Read Matthew 18:6
While I was away for a couple weeks of vacation many years ago, I read a book by David Elkind describing the staggering number of teenagers who lack the adult guidance and support they need to make a healthy transition into adulthood. His choice of title was appropriate—All Grown Up and No Place to Go. The book goes to the heart of the issue and addresses the breakdown of parental security and stability. Awash in the tide of social change and absorbed in their own voyage, seeking self-fulfilment and personal discovery, parents are often so overwhelmed that they have only minimal energy to invest in their teenager’s struggles. And when you add the fact that today’s parents are caught in the crossfire of social philosophies, moral standards, and conflicting value systems, even committed and well-meaning parents (especially those who desire to lead with fairness and tolerance) often lack the decisiveness teens need and expect.
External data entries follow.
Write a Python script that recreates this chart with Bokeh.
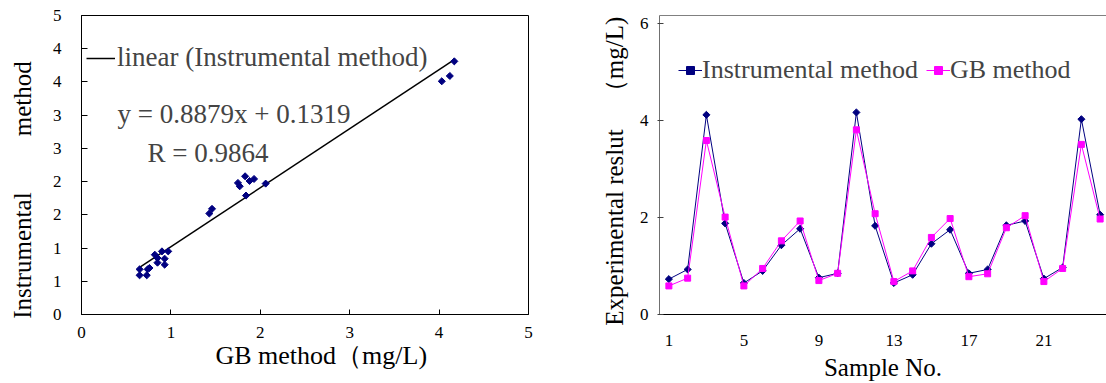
import math
from bokeh.plotting import figure
from bokeh.models import (ColumnDataSource, Range1d, FixedTicker, LinearAxis,
                          Legend, LegendItem, Label)
from bokeh.layouts import row
from bokeh.embed import file_html
from bokeh.resources import INLINE

# ---------------- data ----------------
samples = list(range(1, 25))
instrumental = [0.73, 0.93, 4.12, 1.88, 0.65, 0.90, 1.43, 1.77, 0.76, 0.85, 4.17, 1.83,
                0.65, 0.82, 1.46, 1.75, 0.85, 0.93, 1.84, 1.93, 0.74, 0.97, 4.03, 2.06]
gb_method = [0.59, 0.75, 3.59, 2.01, 0.59, 0.95, 1.52, 1.93, 0.70, 0.85, 3.81, 2.08,
             0.68, 0.90, 1.59, 1.98, 0.78, 0.84, 1.79, 2.04, 0.68, 0.95, 3.51, 1.97]
fit_slope = 0.8879
fit_intercept = 0.1319
fit_r = 0.9864

left_x_ticks = [0, 1, 2, 3, 4, 5]
left_y_ticks = [0, 0.5, 1, 1.5, 2, 2.5, 3, 3.5, 4, 4.5]
left_y_tick_labels = ["0", "1", "1", "2", "2", "3", "3", "4", "4", "5"]
right_x_ticks = [1, 5, 9, 13, 17, 21]
right_y_ticks = [0, 2, 4, 6]

FONT = "Liberation Serif"
NAVY = "#000080"
MAGENTA = "#FF00FF"
TICK_SIZE = "17px"
NBSP = "\u00a0"

src = ColumnDataSource(dict(sample=samples, instrumental=instrumental, gb=gb_method))


def base_style(p):
    p.xgrid.visible = False
    p.ygrid.visible = False
    p.background_fill_color = "white"
    p.border_fill_color = "white"
    p.axis.minor_tick_line_color = None
    p.axis.major_label_text_font = FONT
    p.axis.major_label_text_font_size = TICK_SIZE
    p.axis.major_label_text_color = "black"
    p.axis.axis_label_text_font = FONT
    p.axis.axis_label_text_font_style = "normal"
    p.axis.axis_label_text_color = "black"


# ---------------- left: scatter + fit ----------------
p1 = figure(width=594, height=383, x_range=Range1d(0, 5), y_range=Range1d(0, 4.5),
            output_backend="svg", toolbar_location=None,
            min_border_left=81, min_border_right=66, min_border_top=13, min_border_bottom=69)
base_style(p1)
p1.outline_line_color = "black"
p1.outline_line_width = 1
p1.xaxis.ticker = FixedTicker(ticks=left_x_ticks)
p1.yaxis.ticker = FixedTicker(ticks=left_y_ticks)
p1.yaxis.major_label_overrides = {t: s for t, s in zip(left_y_ticks, left_y_tick_labels)}
p1.axis.axis_line_color = "black"
p1.axis.major_tick_line_color = "black"
p1.xaxis.major_tick_in = 5
p1.xaxis.major_tick_out = 0
p1.xaxis.major_label_standoff = 12
p1.yaxis.major_tick_in = 6
p1.yaxis.major_tick_out = 0
p1.yaxis.major_label_standoff = 20

p1.xaxis.axis_label = NBSP * 5 + "GB method（mg/L)"
p1.xaxis.axis_label_text_font_size = "26px"
p1.xaxis.axis_label_standoff = 0
p1.yaxis.axis_label = "Instrumental" + NBSP * 9 + "method" + NBSP * 8
p1.yaxis.axis_label_text_font_size = "25px"
p1.yaxis.axis_label_standoff = 14

fit_x = [min(instrumental), max(instrumental)]
fit_y = [fit_slope * v + fit_intercept for v in fit_x]
fit_line = p1.line(fit_x, fit_y, line_color="black", line_width=1.5)
p1.scatter(x="instrumental", y="gb", source=src, marker="square", angle=math.pi / 4,
           size=5, fill_color=NAVY, line_color=NAVY)

leg1 = Legend(items=[LegendItem(label="linear (Instrumental method)", renderers=[fit_line])],
              location=(5, 241), glyph_width=29, glyph_height=20, label_height=20,
              label_standoff=2, padding=0, margin=0, border_line_color=None,
              background_fill_alpha=0, label_text_font=FONT, label_text_font_size="27px")
p1.add_layout(leg1)

p1.add_layout(Label(x=36, y=201, x_units="screen", y_units="screen",
                    text=f"y = {fit_slope}x + {fit_intercept}", text_font=FONT,
                    text_font_size="27px", text_baseline="middle"))
p1.add_layout(Label(x=66, y=162, x_units="screen", y_units="screen",
                    text=f"R = {fit_r}", text_font=FONT,
                    text_font_size="27px", text_baseline="middle"))

# ---------------- right: line chart ----------------
p2 = figure(width=512, height=383, x_range=Range1d(0.5, 24.34), y_range=Range1d(0, 6.17),
            output_backend="svg", toolbar_location=None,
            min_border_left=65, min_border_right=0, min_border_top=15, min_border_bottom=69)
base_style(p2)
p2.outline_line_color = None
p2.xaxis.ticker = FixedTicker(ticks=right_x_ticks)
p2.yaxis.ticker = FixedTicker(ticks=right_y_ticks)
p2.xaxis.axis_line_color = "black"
p2.xaxis.major_tick_line_color = None
p2.xaxis.major_label_standoff = 14
p2.yaxis.axis_line_color = "#707070"
p2.yaxis.major_tick_line_color = "#404040"
p2.yaxis.major_tick_in = 4
p2.yaxis.major_tick_out = 2
p2.yaxis.major_label_standoff = 9

p2.xaxis.axis_label = "Sample No."
p2.xaxis.axis_label_text_font_size = "25px"
p2.xaxis.axis_label_standoff = 5
p2.yaxis.axis_label = "Experimental reslut" + "\u3000" + "（mg/L)" + NBSP * 2
p2.yaxis.axis_label_text_font_size = "25px"
p2.yaxis.axis_label_standoff = 9

top_axis = LinearAxis(ticker=FixedTicker(ticks=[]), axis_line_color="#808080",
                      major_tick_line_color=None, minor_tick_line_color=None,
                      major_label_text_font_size="0px")
p2.add_layout(top_axis, "above")

l_instr = p2.line(x="sample", y="instrumental", source=src, line_color=NAVY, line_width=1)
s_instr = p2.scatter(x="sample", y="instrumental", source=src, marker="square",
                     angle=math.pi / 4, size=5, fill_color=NAVY, line_color=NAVY)
l_gb = p2.line(x="sample", y="gb", source=src, line_color=MAGENTA, line_width=1)
s_gb = p2.scatter(x="sample", y="gb", source=src, marker="square", size=6,
                  fill_color=MAGENTA, line_color=MAGENTA)

leg2 = Legend(items=[LegendItem(label="Instrumental method", renderers=[l_instr, s_instr]),
                     LegendItem(label="GB method", renderers=[l_gb, s_gb])],
              orientation="horizontal", location=(19, 229), glyph_width=24, glyph_height=20,
              label_height=20, label_standoff=0, spacing=8, padding=0, margin=0,
              border_line_color=None, background_fill_alpha=0,
              label_text_font=FONT, label_text_font_size="26px")
p2.add_layout(leg2)

layout = row(p1, p2)
open("out.html", "w").write(file_html(layout, INLINE))
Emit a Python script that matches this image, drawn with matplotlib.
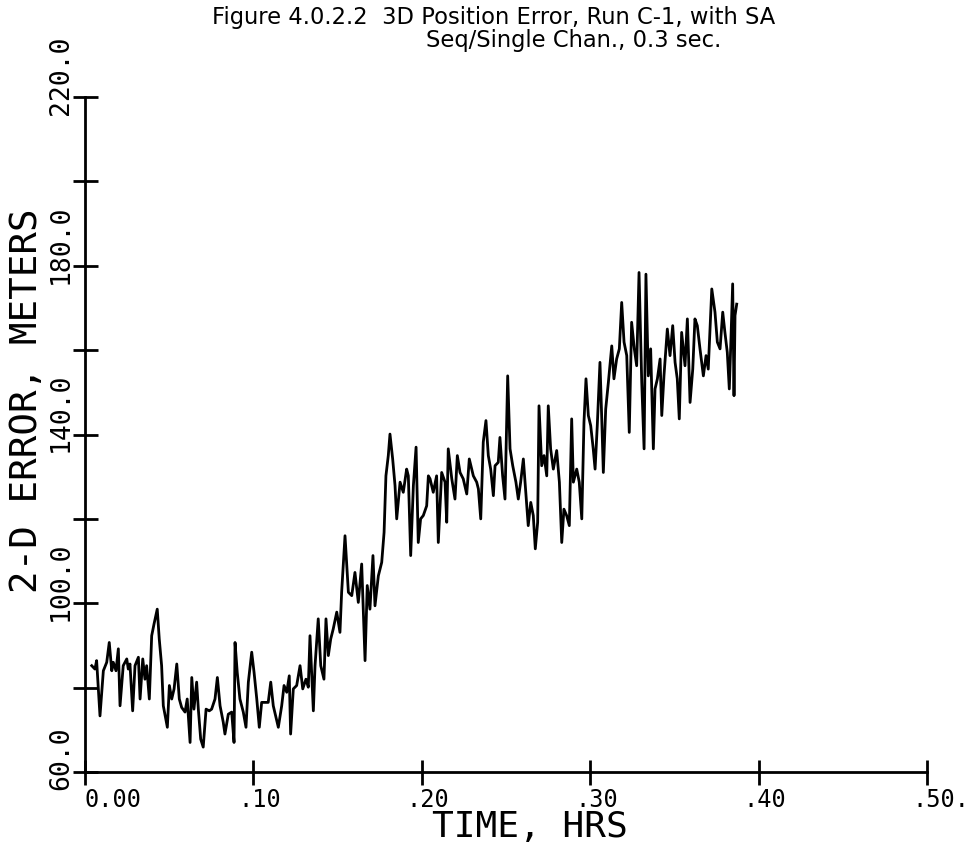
import numpy as np
import matplotlib.pyplot as plt
import matplotlib.transforms as mtransforms

# 2-D error trace (hours, meters)
time_hrs = [
    0.0040, 0.0059, 0.0069, 0.0089, 0.0109, 0.0129, 0.0144, 0.0159, 0.0168, 0.0184,
    0.0198, 0.0208, 0.0227, 0.0248, 0.0257, 0.0267, 0.0283, 0.0297, 0.0317, 0.0327,
    0.0343, 0.0356, 0.0366, 0.0382, 0.0396, 0.0410, 0.0429, 0.0441, 0.0455, 0.0465,
    0.0489, 0.0501, 0.0515, 0.0529, 0.0545, 0.0560, 0.0574, 0.0594, 0.0607, 0.0624,
    0.0634, 0.0647, 0.0663, 0.0673, 0.0687, 0.0702, 0.0719, 0.0738, 0.0752, 0.0772,
    0.0786, 0.0802, 0.0821, 0.0831, 0.0851, 0.0871, 0.0885, 0.0891, 0.0904, 0.0920,
    0.0940, 0.0956, 0.0970, 0.0990, 0.1004, 0.1020, 0.1035, 0.1049, 0.1069, 0.1088,
    0.1103, 0.1118, 0.1148, 0.1168, 0.1182, 0.1198, 0.1213, 0.1221, 0.1237, 0.1257,
    0.1277, 0.1293, 0.1312, 0.1326, 0.1336, 0.1356, 0.1366, 0.1385, 0.1400, 0.1419,
    0.1431, 0.1445, 0.1459, 0.1474, 0.1495, 0.1514, 0.1524, 0.1544, 0.1564, 0.1584,
    0.1603, 0.1623, 0.1643, 0.1663, 0.1676, 0.1692, 0.1710, 0.1722, 0.1742, 0.1762,
    0.1776, 0.1787, 0.1801, 0.1811, 0.1827, 0.1841, 0.1851, 0.1871, 0.1890, 0.1910,
    0.1920, 0.1934, 0.1950, 0.1966, 0.1979, 0.1993, 0.2009, 0.2029, 0.2039, 0.2049,
    0.2068, 0.2088, 0.2098, 0.2118, 0.2138, 0.2148, 0.2157, 0.2178, 0.2197, 0.2211,
    0.2227, 0.2246, 0.2267, 0.2282, 0.2306, 0.2326, 0.2336, 0.2350, 0.2365, 0.2381,
    0.2395, 0.2409, 0.2425, 0.2435, 0.2454, 0.2464, 0.2480, 0.2494, 0.2510, 0.2524,
    0.2540, 0.2559, 0.2573, 0.2587, 0.2603, 0.2619, 0.2632, 0.2647, 0.2662, 0.2674,
    0.2688, 0.2696, 0.2712, 0.2726, 0.2742, 0.2751, 0.2765, 0.2781, 0.2801, 0.2817,
    0.2831, 0.2844, 0.2860, 0.2876, 0.2890, 0.2900, 0.2920, 0.2935, 0.2950, 0.2963,
    0.2975, 0.2989, 0.3003, 0.3018, 0.3029, 0.3042, 0.3058, 0.3068, 0.3078, 0.3092,
    0.3108, 0.3128, 0.3141, 0.3157, 0.3173, 0.3187, 0.3201, 0.3217, 0.3232, 0.3246,
    0.3262, 0.3276, 0.3290, 0.3306, 0.3320, 0.3331, 0.3345, 0.3359, 0.3375, 0.3385,
    0.3399, 0.3415, 0.3425, 0.3438, 0.3458, 0.3474, 0.3490, 0.3504, 0.3517, 0.3529,
    0.3543, 0.3563, 0.3577, 0.3593, 0.3609, 0.3622, 0.3636, 0.3652, 0.3672, 0.3688,
    0.3701, 0.3722, 0.3741, 0.3755, 0.3771, 0.3787, 0.3800, 0.3814, 0.3826, 0.3834,
    0.3846, 0.3854, 0.3860, 0.3870,
]
error_m = [
    85.2, 84.4, 86.4, 73.3, 84.0, 86.0, 90.7, 84.0, 86.0, 84.0,
    89.2, 75.7, 85.2, 86.8, 84.4, 85.6, 74.5, 85.2, 87.2, 77.3,
    86.8, 82.0, 85.2, 77.3, 92.3, 95.1, 98.6, 91.5, 85.2, 75.7,
    70.6, 80.5, 77.3, 79.7, 85.6, 77.3, 75.3, 74.2, 77.3, 67.0,
    82.4, 74.9, 81.3, 74.9, 67.8, 65.9, 74.9, 74.5, 74.9, 77.3,
    82.4, 75.7, 71.8, 69.0, 73.7, 74.2, 67.0, 90.7, 83.6, 77.3,
    74.2, 70.6, 81.3, 88.4, 83.6, 77.3, 70.6, 76.5, 76.5, 76.5,
    81.3, 75.7, 70.6, 75.7, 80.5, 78.9, 82.8, 69.0, 79.7, 80.5,
    85.2, 79.7, 82.0, 80.1, 92.3, 74.5, 85.2, 96.3, 85.2, 82.0,
    96.3, 87.6, 91.5, 93.9, 97.9, 93.1, 102.6, 116.0, 102.6, 101.8,
    107.3, 100.2, 109.3, 86.4, 104.2, 98.6, 111.3, 99.4, 106.5, 109.7,
    116.8, 130.2, 135.0, 140.1, 134.2, 127.9, 120.0, 128.7, 126.3, 131.8,
    130.2, 111.3, 127.9, 137.0, 114.4, 120.0, 120.8, 123.1, 130.2, 129.5,
    126.3, 130.2, 114.4, 131.0, 128.7, 119.2, 136.6, 129.5, 124.7, 135.0,
    131.0, 129.5, 125.9, 134.2, 130.2, 128.7, 127.1, 120.0, 138.2, 143.3,
    135.0, 131.8, 125.5, 132.6, 133.4, 139.3, 130.2, 124.7, 153.9, 136.6,
    132.6, 128.7, 124.7, 128.7, 134.2, 125.5, 118.4, 123.9, 120.8, 112.9,
    119.2, 146.8, 132.6, 135.0, 130.2, 146.8, 136.6, 131.8, 136.2, 128.7,
    114.4, 122.3, 120.8, 118.4, 143.7, 128.7, 131.8, 128.7, 120.0, 142.9,
    153.2, 144.5, 142.1, 136.6, 131.8, 142.1, 157.1, 144.5, 131.0, 146.0,
    152.4, 161.0, 153.2, 157.9, 160.3, 171.3, 161.9, 158.7, 140.5, 166.6,
    160.3, 156.3, 178.4, 152.4, 136.6, 178.0, 153.9, 160.3, 136.6, 150.8,
    153.2, 157.9, 144.5, 153.9, 165.0, 158.7, 165.8, 157.1, 153.2, 143.7,
    164.2, 156.3, 167.4, 147.6, 155.5, 167.4, 165.8, 160.3, 153.9, 158.7,
    155.5, 174.5, 169.0, 161.9, 160.3, 169.0, 164.2, 159.5, 150.8, 160.3,
    175.7, 149.2, 168.2, 170.9,
]

x_ticks = [0.0, 0.1, 0.2, 0.3, 0.4, 0.5]
x_tick_labels = ['0.00', '.10', '.20', '.30', '.40', '.50.']
y_ticks = [60, 80, 100, 120, 140, 160, 180, 200, 220]
y_label_values = [60, 100, 140, 180, 220]
y_tick_labels = ['60.0', '100.0', '140.0', '180.0', '220.0']

MONO = 'DejaVu Sans Mono'

fig = plt.figure(figsize=(9.7, 8.45), dpi=100)
ax = fig.add_axes([85 / 970, 72 / 845, 842 / 970, 675 / 845])

ax.plot(time_hrs, error_m, color='black', lw=2.0)
ax.set_xlim(0, 0.5)
ax.set_ylim(60, 220)

for side in ['top', 'right']:
    ax.spines[side].set_visible(False)
for side in ['left', 'bottom']:
    ax.spines[side].set_linewidth(2)

ax.set_xticks(x_ticks)
ax.set_yticks(y_ticks)
ax.tick_params(direction='inout', length=18, width=2,
               labelbottom=False, labelleft=False)

# plotter-style tick labels, offset like the original
for xv, lab in zip(x_ticks, x_tick_labels):
    dx = 0 if lab.startswith('0') else -15
    off = mtransforms.ScaledTranslation(dx / 100, -34 / 100, fig.dpi_scale_trans)
    ax.text(xv, 0, lab, transform=ax.get_xaxis_transform() + off,
            ha='left', va='baseline', fontsize=17, family=MONO)

for yv, lab in zip(y_label_values, y_tick_labels):
    off = mtransforms.ScaledTranslation(0, -17 / 100, fig.dpi_scale_trans)
    ax.text(-0.0285, yv, lab, transform=ax.get_yaxis_transform() + off,
            rotation=90, ha='center', va='bottom', fontsize=19, family=MONO)

fig.text(27 / 970, 1 - 401 / 845, '2-D ERROR, METERS', rotation=90,
         ha='center', va='center', fontsize=27, family=MONO)
fig.text(530 / 970, 1 - 837 / 845, 'TIME, HRS',
         ha='center', va='baseline', fontsize=26, family=MONO)

fig.text(212 / 970, 1 - 6 / 845,
         'Figure 4.0.2.2  3D Position Error, Run C-1, with SA',
         ha='left', va='top', fontsize=16.3)
fig.text(426 / 970, 1 - 29 / 845, 'Seq/Single Chan., 0.3 sec.',
         ha='left', va='top', fontsize=16.3)

fig.savefig('out.png', dpi=100)
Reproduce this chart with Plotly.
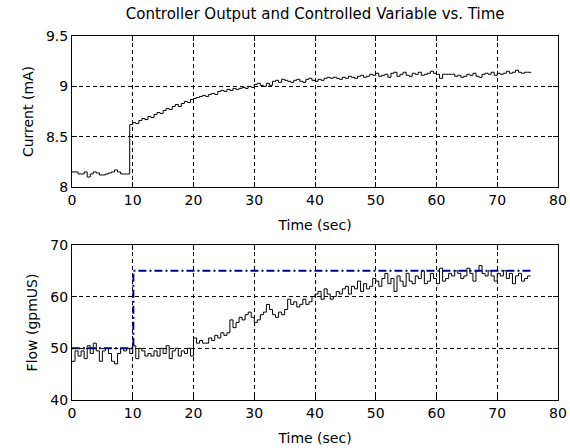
import numpy as np
import plotly.graph_objects as go

dt = 0.5
time_s = [round(i * dt, 1) for i in range(152)]

current_mA = [
    8.15, 8.15, 8.13, 8.13, 8.15, 8.10, 8.13, 8.15, 8.14, 8.12,
    8.12, 8.13, 8.14, 8.15, 8.17, 8.15, 8.13, 8.13, 8.13,
    8.62, 8.64, 8.63, 8.66, 8.68, 8.67, 8.70, 8.69, 8.72, 8.74, 8.73,
    8.76, 8.78, 8.77, 8.80, 8.82, 8.80, 8.83, 8.85, 8.84, 8.87, 8.88,
    8.89, 8.90, 8.91, 8.90, 8.92, 8.93, 8.92, 8.95, 8.96, 8.95,
    8.97, 8.96, 8.98, 8.97, 8.98, 8.99, 8.98, 9.00, 8.99, 9.02,
    9.03, 9.01, 9.00, 9.03, 9.01, 9.05, 9.06, 9.04, 9.07, 9.06,
    9.05, 9.04, 9.06, 9.07, 9.05, 9.04, 9.07, 9.08, 9.06, 9.05,
    9.07, 9.06, 9.08, 9.09, 9.08, 9.09, 9.08, 9.07, 9.09, 9.08,
    9.10, 9.09, 9.08, 9.10, 9.11, 9.09, 9.10, 9.12, 9.11, 9.13,
    9.10, 9.11, 9.12, 9.09, 9.13, 9.14, 9.10, 9.12, 9.14, 9.11,
    9.10, 9.13, 9.12, 9.14, 9.11, 9.12, 9.13, 9.15, 9.13, 9.12,
    9.08, 9.12, 9.12, 9.12, 9.12, 9.10, 9.11, 9.09, 9.10, 9.12,
    9.11, 9.13, 9.10, 9.09, 9.12, 9.13, 9.12, 9.14, 9.11, 9.13,
    9.12, 9.13, 9.15, 9.13, 9.14, 9.16, 9.14, 9.13, 9.14, 9.14, 9.13,
]

flow_gpm = [
    47.5, 49.5, 48.5, 49.5, 48.0, 50.5, 49.0, 51.0, 49.5, 47.5,
    49.5, 50.0, 49.0, 47.5, 47.0, 49.0, 50.0, 49.5, 50.0, 49.0,
    50.5, 48.0, 50.0, 49.5, 48.5, 49.0, 48.5, 49.5, 48.5, 50.0,
    49.0, 50.5, 48.0, 49.5, 50.0, 48.5, 49.5, 49.0, 50.0, 48.5, 52.0,
    51.0, 51.5, 51.0, 51.0, 52.0, 51.5, 52.5, 52.0, 53.0, 52.5,
    53.0, 55.5, 54.0, 55.0, 56.0, 55.5, 56.5, 57.0, 56.0, 55.0,
    55.5, 56.5, 57.0, 58.5, 57.5, 56.5, 56.0, 57.0, 56.5, 57.5,
    59.5, 58.5, 59.0, 58.0, 58.5, 59.5, 58.5, 59.0, 60.0, 60.5,
    61.0, 59.5, 61.5, 60.5, 59.5, 60.0, 61.0, 60.5, 61.5, 62.0,
    60.5, 62.0, 61.5, 63.0, 61.0, 62.5, 61.5, 62.0, 63.5, 63.0,
    62.0, 63.5, 64.5, 62.5, 63.5, 61.0, 64.0, 63.0, 62.0, 64.5,
    63.0, 62.5, 64.0, 63.5, 65.0, 62.5, 63.0, 64.5, 63.5, 62.5,
    65.5, 63.0, 63.5, 64.5, 64.0, 65.0, 64.5, 63.5, 64.0, 65.5,
    64.5, 63.0, 65.0, 66.0, 64.5, 64.0, 65.0, 64.0, 63.0, 64.5,
    64.0, 65.0, 63.5, 64.5, 62.5, 64.0, 64.5, 63.0, 63.5, 64.0, 64.0,
]

setpoint_t = [0, 10.1, 75.5]
setpoint_gpm = [50, 65, 65]

x_ticks = [0, 10, 20, 30, 40, 50, 60, 70, 80]
current_ticks = [8, 8.5, 9, 9.5]
current_labels = ["8", "8.5", "9", "9.5"]
flow_ticks = [40, 50, 60, 70]

FONT = "DejaVu Sans, Liberation Sans, sans-serif"

fig = go.Figure()
fig.add_trace(go.Scatter(x=time_s, y=current_mA, mode="lines", line_shape="hv",
                         line=dict(color="black", width=1), xaxis="x", yaxis="y",
                         showlegend=False))
fig.add_trace(go.Scatter(x=time_s, y=flow_gpm, mode="lines", line_shape="hv",
                         line=dict(color="black", width=1), xaxis="x2", yaxis="y2",
                         showlegend=False))
fig.add_trace(go.Scatter(x=setpoint_t, y=setpoint_gpm, mode="lines", line_shape="hv",
                         line=dict(color="#00008a", width=2, dash="8px,3px,2px,3px"),
                         xaxis="x2", yaxis="y2", showlegend=False))

axis_common = dict(showline=True, linecolor="black", linewidth=1, mirror="ticks",
                   ticks="inside", ticklen=5, tickcolor="black", automargin=False,
                   showgrid=True, gridcolor="black", gridwidth=1, griddash="4px,3px",
                   zeroline=False, tickfont=dict(family=FONT, size=14, color="black"))
title_font = dict(family=FONT, size=14, color="black")

fig.update_layout(
    width=570, height=448,
    margin=dict(l=72, r=12, t=36, b=48),
    paper_bgcolor="white", plot_bgcolor="white",
    font=dict(family=FONT, size=14, color="black"),
    title=dict(text="Controller Output and Controlled Variable vs. Time",
               x=0.553, xanchor="center", y=0.969, yanchor="middle",
               font=dict(family=FONT, size=15, color="black")),
    xaxis=dict(domain=[0, 1], anchor="y", range=[0, 80], tickvals=x_ticks,
               title=dict(text="Time (sec)", standoff=13, font=title_font), **axis_common),
    yaxis=dict(domain=[0.585, 1], anchor="x", range=[8, 9.5], tickvals=current_ticks,
               ticktext=current_labels,
               title=dict(text="Current (mA)", standoff=9, font=title_font), **axis_common),
    xaxis2=dict(domain=[0, 1], anchor="y2", range=[0, 80], tickvals=x_ticks,
                title=dict(text="Time (sec)", standoff=13, font=title_font), **axis_common),
    yaxis2=dict(domain=[0, 0.426], anchor="x2", range=[40, 70], tickvals=flow_ticks,
                title=dict(text="Flow (gpmUS)", standoff=9, font=title_font), **axis_common),
)

fig.write_html("out.html", config={"displayModeBar": False},
               post_script="document.body.style.margin='0';document.body.style.padding='0';")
I quote:
Caught between two value systems, parents become ambivalent, and teenagers perceive their ambivalence as license. Failing to act, we force our teenagers to do so, before they are ready. Because we are reluctant to take a firm stand, we deny teenagers the benefit of our parental concern and we impel them into premature adulthood. We say, honestly, “I don’t know” but teenagers hear, “They don’t care.”
As a father who reared four children through their teenage years, I was naturally interested in any reliable and insightful counsel to help make this journey as wise yet pleasant as possible. While I may not applaud everything Elkind suggested, I did find his words provocative. His ideas became food for thought.
While chewing on and digesting them, I was struck with an interesting analogy between today’s teenagers and adolescent Christians. By that I mean a believer who is somewhere between childhood and adulthood. It’s impossible to measure this individual by years—some Christians are in their teens two years after conversion, others aren’t there until they’ve been in God’s family for 20 years or more. But it seems that all who press on to maturity must endure such a turbulent passage.
It’s tough enough to cope with the changes and handle the peer pressure and make more right decisions than wrong ones during those impressionable years...but could it be that the thing that complicates matters most is the ambivalence of those who are supposed to be the models? Perhaps the lack of stability, integrity, and decisiveness within the ranks of leadership causes many a Christian in the turbulent “teen” years to misread the signals and conclude, “They don’t care.”
I am just about convinced that it is the teenaged believer, struggling to reach a measure of spiritual equilibrium, who becomes the most disillusioned when one of his or her “spiritual parents” defects or lives hypocritically. No wonder Jesus assaulted the Pharisees! And that explains His eloquent warning about hanging a millstone around the necks of adults who cause those who are growing to stumble. I always wondered why He spoke those words with such severity. The reason is obvious. Stumbling, disillusioned believers in the fragile teen years easily lose their way en route to adulthood.
Maybe that’s why so many in the “family” find themselves all grown up with no place to go.
Growing young Christians are watching you! How much stability, integrity, and decisiveness are you demonstrating?